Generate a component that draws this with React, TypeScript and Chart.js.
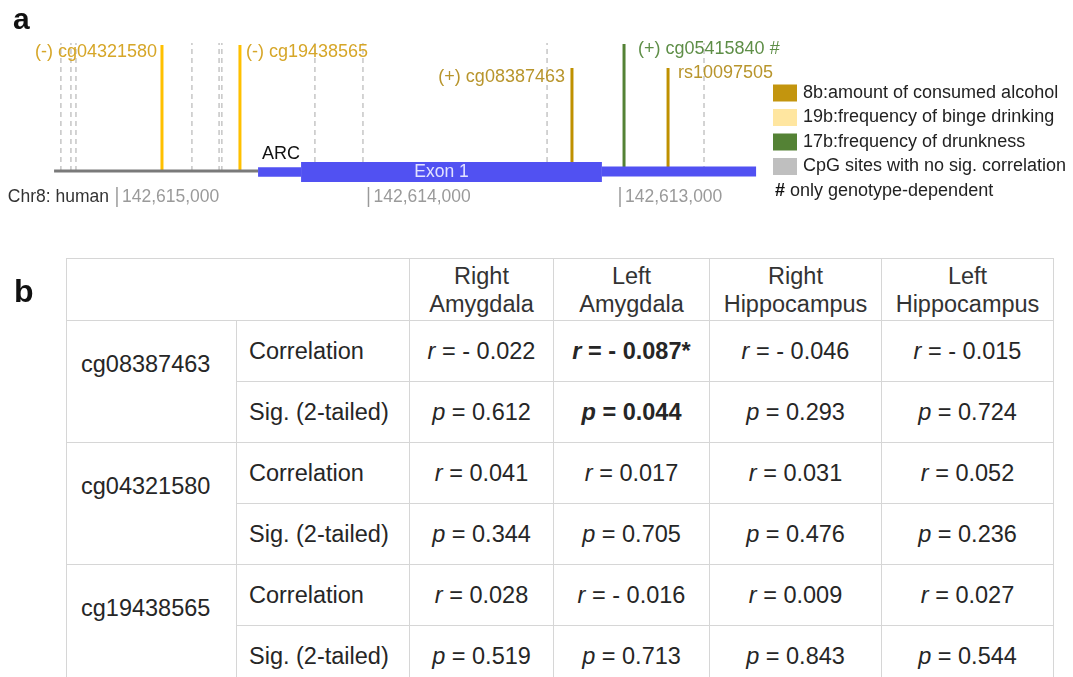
import React, { useEffect, useRef } from 'react';
import { Chart, registerables } from 'chart.js';

Chart.register(...registerables);

// ---------- Panel a data (genomic coordinates, chr8) ----------
const tickPositions = [142615000, 142614000, 142613000];
const backboneStart = 142615250;
const geneStart = 142614439;
const exonStart = 142614268;
const exonEnd = 142613072;
const geneEnd = 142612459;

const noCorrSites = [
  142615223, 142615183, 142615163, 142614702, 142614594, 142614583,
  142614213, 142614022, 142613290, 142612666,
];
const noCorrHeight = 128;

const sigSiteNames = ['cg04321580', 'cg19438565', 'cg08387463', 'cg05415840', 'rs10097505'];
const sigSitePositions = [142614821, 142614511, 142613191, 142612984, 142612809];
const sigSiteGroups = ['19b', '19b', '8b', '17b', '8b'];
const sigSitePrefix = ['(-) ', '(-) ', '(+) ', '(+) ', ''];
const sigSiteSuffix = ['', '', '', ' #', ''];
const sigSiteHeights = [126, 126, 103, 127, 103];

const legendKeys = ['8b', '19b', '17b', 'none'];
const legendLabels = [
  '8b:amount of consumed alcohol',
  '19b:frequency of binge drinking',
  '17b:frequency of drunkness',
  'CpG sites with no sig. correlation',
];
const legendNote = 'only genotype-dependent';

// ---------- Panel b data ----------
const regionHeaders = [
  ['Right', 'Amygdala'],
  ['Left', 'Amygdala'],
  ['Right', 'Hippocampus'],
  ['Left', 'Hippocampus'],
];
const cpgNames = ['cg08387463', 'cg04321580', 'cg19438565'];
const rValues = [
  [-0.022, -0.087, -0.046, -0.015],
  [0.041, 0.017, 0.031, 0.052],
  [0.028, -0.016, 0.009, 0.027],
];
const pValues = [
  [0.612, 0.044, 0.293, 0.724],
  [0.344, 0.705, 0.476, 0.236],
  [0.519, 0.713, 0.843, 0.544],
];

// ---------- styles ----------
const lineColors: Record<string, string> = { '8b': '#BF9000', '19b': '#FFC000', '17b': '#548235' };
const textColors: Record<string, string> = { '8b': '#B8952C', '19b': '#D6A628', '17b': '#5E8E47' };
const legendColors: Record<string, string> = { '8b': '#C3950E', '19b': '#FFE6A0', '17b': '#548235', none: '#BFBFBF' };
const labelPlacement = [
  { side: 'left', dx: -5, dy: 7 },
  { side: 'right', dx: 6, dy: 7 },
  { side: 'left', dx: -7, dy: 9 },
  { side: 'right', dx: 14, dy: 5 },
  { side: 'right', dx: 10, dy: 5 },
];
const FONT = '"Liberation Sans", Arial, sans-serif';
const GENE_Y = -1;

const labelsPlugin = {
  id: 'trackLabels',
  afterDatasetsDraw(chart: any) {
    const ctx = chart.ctx as CanvasRenderingContext2D;
    const xs = chart.scales.x;
    const ys = chart.scales.y;
    ctx.save();
    ctx.textBaseline = 'middle';

    // site labels
    ctx.font = `18px ${FONT}`;
    sigSiteNames.forEach((name, i) => {
      const px = xs.getPixelForValue(sigSitePositions[i]);
      const py = ys.getPixelForValue(sigSiteHeights[i]);
      const pl = labelPlacement[i];
      ctx.fillStyle = textColors[sigSiteGroups[i]];
      ctx.textAlign = pl.side === 'left' ? 'right' : 'left';
      ctx.fillText(sigSitePrefix[i] + name + sigSiteSuffix[i], px + pl.dx, py + pl.dy);
    });

    // axis ticks
    const axisY = ys.getPixelForValue(GENE_Y) + 25;
    ctx.font = `17.5px ${FONT}`;
    tickPositions.forEach((t) => {
      const px = xs.getPixelForValue(t);
      ctx.strokeStyle = '#9a9a9a';
      ctx.lineWidth = 1.5;
      ctx.beginPath();
      ctx.moveTo(px, axisY - 10);
      ctx.lineTo(px, axisY + 10);
      ctx.stroke();
      ctx.fillStyle = '#9a9a9a';
      ctx.textAlign = 'left';
      ctx.fillText(t.toLocaleString('en-US'), px + 5, axisY);
    });
    ctx.fillStyle = '#333333';
    ctx.textAlign = 'right';
    ctx.fillText('Chr8: human', xs.getPixelForValue(tickPositions[0]) - 8, axisY);

    // gene labels
    ctx.font = `18px ${FONT}`;
    ctx.fillStyle = '#111111';
    ctx.textAlign = 'left';
    ctx.fillText('ARC', xs.getPixelForValue(geneStart) + 4, ys.getPixelForValue(GENE_Y) - 18);
    ctx.font = `17.5px ${FONT}`;
    ctx.fillStyle = '#E2E2FF';
    ctx.textAlign = 'center';
    ctx.fillText(
      'Exon 1',
      (xs.getPixelForValue(exonStart) + xs.getPixelForValue(exonEnd)) / 2 - 10,
      ys.getPixelForValue(GENE_Y)
    );

    // legend
    const lx = 773;
    const ly0 = 93;
    const step = 24.5;
    ctx.font = `18px ${FONT}`;
    ctx.textAlign = 'left';
    legendKeys.forEach((k, i) => {
      const cy = ly0 + i * step;
      ctx.fillStyle = legendColors[k];
      ctx.fillRect(lx, cy - 8.5, 24, 17);
      ctx.fillStyle = '#222222';
      ctx.fillText(legendLabels[i], lx + 30, cy);
    });
    const ny = ly0 + 4 * step;
    ctx.font = `bold 18px ${FONT}`;
    ctx.fillStyle = '#111111';
    ctx.fillText('#', lx + 2, ny);
    ctx.font = `18px ${FONT}`;
    ctx.fillStyle = '#222222';
    ctx.fillText(legendNote, lx + 17, ny);
    ctx.restore();
  },
};

function GeneTrack() {
  const ref = useRef<HTMLCanvasElement | null>(null);
  useEffect(() => {
    if (!ref.current) return;
    const seg = (a: number, b: number, y: number) => [
      { x: a, y },
      { x: b, y },
    ];
    const datasets: any[] = [
      // gene model (drawn on top: lower index is drawn last)
      { data: seg(exonStart, exonEnd, GENE_Y), borderColor: '#5151F2', borderWidth: 20 },
      { data: seg(geneStart, exonStart, GENE_Y), borderColor: '#5151F2', borderWidth: 9.5 },
      { data: seg(exonEnd, geneEnd, GENE_Y + 0.5), borderColor: '#5151F2', borderWidth: 10 },
      { data: seg(backboneStart, geneStart, 0), borderColor: '#7a7a7a', borderWidth: 3 },
    ];
    sigSitePositions.forEach((p, i) => {
      datasets.push({
        data: [
          { x: p, y: 0 },
          { x: p, y: sigSiteHeights[i] },
        ],
        borderColor: lineColors[sigSiteGroups[i]],
        borderWidth: 3,
      });
    });
    noCorrSites.forEach((p) => {
      datasets.push({
        data: [
          { x: p, y: 0 },
          { x: p, y: noCorrHeight },
        ],
        borderColor: '#C6C6C6',
        borderWidth: 1.5,
        borderDash: [5, 4],
      });
    });
    datasets.forEach((d) => {
      d.pointRadius = 0;
      d.tension = 0;
      d.fill = false;
      d.borderCapStyle = 'butt';
    });
    const chart = new Chart(ref.current, {
      type: 'line',
      data: { datasets },
      options: {
        animation: false,
        responsive: false,
        maintainAspectRatio: false,
        layout: { padding: 0 },
        plugins: { legend: { display: false }, tooltip: { enabled: false } },
        scales: {
          x: { type: 'linear', reverse: true, min: 142611199, max: 142615465, bounds: 'data', display: false },
          y: { type: 'linear', min: -59, max: 171, display: false },
        },
      },
      plugins: [labelsPlugin],
    } as any);
    return () => chart.destroy();
  }, []);
  return (
    <canvas
      ref={ref}
      width={1073}
      height={230}
      style={{ position: 'absolute', left: 0, top: 0, width: 1073, height: 230 }}
    />
  );
}

const fmt = (v: number) => (v < 0 ? '- ' + Math.abs(v).toFixed(3) : v.toFixed(3));

const border = '1.5px solid #d6d6d6';
const colWidths = [170, 173, 144, 156, 172, 172];

function StatsTable() {
  const cellBase: React.CSSProperties = { border, padding: 0, color: '#262626' };
  return (
    <table
      style={{
        position: 'absolute',
        left: 66,
        top: 258,
        borderCollapse: 'collapse',
        tableLayout: 'fixed',
        width: colWidths.reduce((a, b) => a + b, 0),
        fontFamily: FONT,
        fontSize: '23.5px',
      }}
    >
      <colgroup>
        {colWidths.map((w, i) => (
          <col key={i} style={{ width: w }} />
        ))}
      </colgroup>
      <tbody>
        <tr style={{ height: 62 }}>
          <td colSpan={2} style={cellBase} />
          {regionHeaders.map((h, i) => (
            <td key={i} style={{ ...cellBase, textAlign: 'center', lineHeight: '28px', color: '#333' }}>
              {h[0]}
              <br />
              {h[1]}
            </td>
          ))}
        </tr>
        {cpgNames.map((name, ri) => (
          <React.Fragment key={name}>
            <tr style={{ height: 61 }}>
              <td
                rowSpan={2}
                style={{ ...cellBase, verticalAlign: 'top', paddingTop: 29, paddingLeft: 14, lineHeight: '28px' }}
              >
                {name}
              </td>
              <td style={{ ...cellBase, paddingLeft: 12 }}>Correlation</td>
              {rValues[ri].map((r, ci) => {
                const sig = pValues[ri][ci] < 0.05;
                return (
                  <td key={ci} style={{ ...cellBase, textAlign: 'center', fontWeight: sig ? 'bold' : 'normal' }}>
                    <i>r</i> = {fmt(r)}
                    {sig ? '*' : ''}
                  </td>
                );
              })}
            </tr>
            <tr style={{ height: 61 }}>
              <td style={{ ...cellBase, paddingLeft: 12 }}>Sig. (2-tailed)</td>
              {pValues[ri].map((p, ci) => {
                const sig = p < 0.05;
                return (
                  <td key={ci} style={{ ...cellBase, textAlign: 'center', fontWeight: sig ? 'bold' : 'normal' }}>
                    <i>p</i> = {p.toFixed(3)}
                  </td>
                );
              })}
            </tr>
          </React.Fragment>
        ))}
      </tbody>
    </table>
  );
}

export default function App() {
  return (
    <div
      style={{
        position: 'absolute',
        left: 0,
        top: 0,
        width: 1073,
        height: 677,
        overflow: 'hidden',
        background: '#ffffff',
        fontFamily: FONT,
      }}
    >
      <GeneTrack />
      <div
        style={{ position: 'absolute', left: 13, top: 4, fontSize: 30, lineHeight: '30px', fontWeight: 'bold', color: '#111' }}
      >
        a
      </div>
      <div
        style={{ position: 'absolute', left: 14, top: 275, fontSize: 32, lineHeight: '32px', fontWeight: 'bold', color: '#111' }}
      >
        b
      </div>
      <StatsTable />
    </div>
  );
}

* _What needs to be done_
Starting at the top of the listing above, please restate word for word each line up to and including the one that holds "Chart.register(...registerables);", omitting every image.

* _Written solution_
Generate a component that draws this with React, TypeScript and Chart.js.
import React, { useEffect, useRef } from 'react';
import { Chart, registerables } from 'chart.js';

Chart.register(...registerables);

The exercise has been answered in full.